Select one of your tasks that can be verified objectively by a computer and determine how much you are willing spend on the solution. For example, “give me a flight-crew planning that minimizes the costs”, then specify what the requirements for the solution must be, the write a smart-contract that tests those requirements and publish it on chain. When someone posts a solution, they will get the bounty and you can get their solution.

So what happens if someone wants to ask “can you make my website look good” as a task?

Such problems are currently not well suited to be solved for the presented protocol. Currently only well defined tasks are possible. With well defined we mean tasks that have a determinisitic and verifiable answer for any given input. The most optimal usecase for this protocol currently consists of problems in NP. This is because there oftern are polynomial time approximations (referred to as heuristics) for non-polynomial problems. A typical bounty could be: “Solve a TSP instance (that has a certain property, e.g. for fully connected networks in O(n^1.27) time). This could then be enforced by limiting the maximum allowed gas that the solution of the bounty contract is allowed to consume whilst still getting the bonus. (Or more harshly, gas costs could subtract from the bounty, untill no bounty is awarded if the solution requires too much computational budget/gas).

But isn’t it incredibly costly to solve TSP/NP-problems in solidity on the blockchain?

Yes. To minimise costs, a part of the randomly generated number could be used to generate a random input size in a constrained range, e.g. 5<n<40, next the remainder of the VFR number could be used to initialise random edgeweights of a graph. This strategy could be used to make a solution space that is large enough to not be hard-codable (e.g. through variety of graph edge connection patterns) whilst still limiting the computational costs.

Is it possible to make this evaluation a bit cheaper?

Yes, in special cases, where the sponsor already has a solution to a problem, but wants an even more efficient solution (with a lower time complexity). This protocol is referred to as: Direct Hash Verification. (For more details, see below)

Direct Hash Verification

Direct Hash Verification - Solidity Only

Suppose:

  1. The sponsor wants the bounty hunter to solve a graph problem in NP.
  2. The sponsor has a solution that works well = complexity of 1.27*n^2 for graphs that have a maximum tree width of 25 (nodes/branches).
  3. The sponsor also has a/(the same) method that has complexity of 24254245*n^5 for graphs that do not satisfy the tree width criteria.
  4. However, the employer/sponsor would like to have a more generalized version that works well for all graphs without cherry-picking graphs that have a nice tree width<=25.
  5. Suppose the sponsor has a production environment where this algorithm is ran every day a few thousand times on very large problem instances, then it would be worth quite some money to make it run quicker.

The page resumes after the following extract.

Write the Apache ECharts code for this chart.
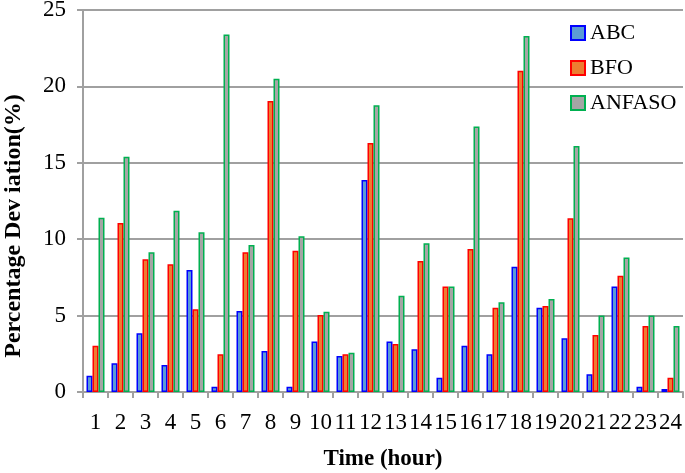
<!DOCTYPE html>
<html>
<head>
<meta charset="utf-8">
<script src="https://cdn.jsdelivr.net/npm/echarts@6/dist/echarts.min.js"></script>
<style>
html, body { margin: 0; padding: 0; background: #fff; }
#main { width: 685px; height: 473px; }
</style>
</head>
<body>
<div id="main"></div>
<script>
var hours = ['1','2','3','4','5','6','7','8','9','10','11','12','13','14','15','16','17','18','19','20','21','22','23','24'];
var abc = [1.07, 1.88, 3.84, 1.77, 7.98, 0.35, 5.3, 2.68, 0.35, 3.3, 2.36, 13.87, 3.3, 2.8, 0.94, 3.03, 2.47, 8.2, 5.52, 3.51, 1.16, 6.9, 0.35, 0.2];
var bfo = [3.03, 11.06, 8.68, 8.36, 5.41, 2.47, 9.14, 19.04, 9.25, 5.04, 2.47, 16.3, 3.14, 8.57, 6.9, 9.36, 5.52, 21.03, 5.63, 11.37, 3.73, 7.6, 4.32, 0.94];
var anfaso = [11.4, 15.4, 9.14, 11.87, 10.45, 23.4, 9.62, 20.5, 10.2, 5.26, 2.57, 18.76, 6.3, 9.73, 6.9, 17.37, 5.87, 23.3, 6.09, 16.1, 5.0, 8.8, 5.0, 4.32];

var serif = '"Liberation Serif", "DejaVu Serif", serif';

function bar(name, data, fill, border) {
	return {
		name: name,
		type: 'bar',
		data: data,
		barWidth: 6,
		barGap: '0%',
		itemStyle: {
			color: fill,
			borderColor: border,
			borderWidth: 1.5
		}
	};
}

var myChart = echarts.init(document.getElementById('main'));

myChart.setOption({
	animation: false,
	grid: {
		left: 83,
		right: 2,
		top: 10,
		bottom: 81,
		outerBoundsMode: 'none'
	},

	legend: {
		orient: 'vertical',
		left: 565,
		top: 17,
		itemGap: 13,
		itemWidth: 14,
		itemHeight: 14,
		icon: 'rect',
		textStyle: {
			fontFamily: serif,
			fontSize: 22,
			color: '#000'
		},
		data: ['ABC', 'BFO', 'ANFASO']
	},

	xAxis: {
		type: 'category',
		data: hours,
		name: 'Time (hour)',
		nameLocation: 'middle',
		nameGap: 56,
		nameTextStyle: {
			fontFamily: serif,
			fontSize: 23,
			fontWeight: 'bold',
			color: '#000'
		},
		axisLine: { lineStyle: { color: '#a0a0a0', width: 2 } },
		axisTick: { show: true, length: 6, lineStyle: { color: '#a0a0a0', width: 2 } },
		axisLabel: {
			interval: 0,
			margin: 19,
			fontFamily: serif,
			fontSize: 23,
			color: '#000'
		}
	},

	yAxis: {
		type: 'value',
		min: 0,
		max: 25,
		interval: 5,
		name: 'Percentage Dev iation(%)',
		nameLocation: 'middle',
		nameGap: 57,
		nameTextStyle: {
			fontFamily: serif,
			fontSize: 24,
			fontWeight: 'bold',
			color: '#000',
			padding: [0, 50, 0, 0]
		},
		axisLine: { show: true, lineStyle: { color: '#a0a0a0', width: 2 } },
		axisTick: { show: true, length: 6, lineStyle: { color: '#a0a0a0', width: 2 } },
		axisLabel: {
			margin: 17,
			fontFamily: serif,
			fontSize: 23,
			color: '#000'
		},
		splitLine: { lineStyle: { color: '#a0a0a0', width: 2 } }
	},

	series: [
		bar('ABC', abc, '#5b9bd5', '#0000ff'),
		bar('BFO', bfo, '#ed7d31', '#ff0000'),
		bar('ANFASO', anfaso, '#a5a5a5', '#00b050')
	]
});
</script>
</body>
</html>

Then the sponsor could compute what the smart contract evaluation costs must be if the bounty-hunter submits a solution that:

  1. Solves a non-cherry-picked/difficult task in complexity 1.27*n^2 time. (e.g. $5+$5+$10 = $20,- for all 3 tasks)
  2. Solves the task in 24254245*n^5 time. (e.g. $5+$5+$90 = $100,- for all three tasks)

Next, the sponsor could write out a contract that:

  1. Only pays out the bounty if the runtime costs of the solution smart contract of the bounty hunter was equal to- or below $20,-.
  2. Or just set a bounty that is less than $20,- such that the bounty hunter will not even try to submit a solution if it costs more to run its solution than that the bounty hunter earns.
  3. To prevent the bounty hunter from hardcoding the input/output relation and uploading gibberish just to get the bounty without providing a generalized solution, the sponsor has to hide the input values until the bounty hunter uploads a solution that asks to be evaluated.

    3.1 The secret could be hidden in a (set of) Chainlink node(s). This is possible, the mechanism is called “Chainlink Commit Reveal” See p9.

    3.2 If the smart contract of the bounty hunter requests evaluation, the secret should be published E.g. smart contract of the bounty hunter asks the nodes to return the secret and passes this as input to the smart contract of the bounty hunter.

  4. The bounty hunter solution then computes the answers, and submits them to the smart contract of the employer.
  5. The smart contract of the sponsor hashes the solution and verifies if they are the same as the hash codes published by the sponsor.

    5.1 If they are, the bounty hunter gets paid.

    5.2 If they are not, the sponsor must prove that the sponsor did not simply put in false hash codes to prevent paying the bounty.

    5.3 Therefore the computationally expensive method of the sponsor (24254245*n^5 time) should be included to prove that they do result in the correct hashes. This computation must be paid for (in advance) by the bounty hunter. It is a form of staking where the bounty hunter says “I bet x dollars that my answers yield the right result”.

    5.4 If the expensive method results in the correct hashes, the smart contract of the sponsor is terminated without paying the bounty. (The sponsor must upload a new secret to Chainlink)

    5.5 If the expensive method results in the incorrect hashes, the sponsor put up false hashes, and the bounty (+computation for doing the last check) are paid out to the bounty hunter.

This guarantees the solution that is submitted by the bounty hunter is an improvement/new knowledge for the employer/sponsor.

To prevent the bounty hunter from hardcoding the hash codes directly based on the inputs, the input could be hidden somewhere, e.g. in an Oracle. and only publish it once the bounty hunter requests evaluation. Visualised in p9 of this whitepaper. The value of this secret should be a bounded secret to prevent the bounty hunter from getting too much costs. The contract by the sponsor could be terminated if the bounty does not solve the contract).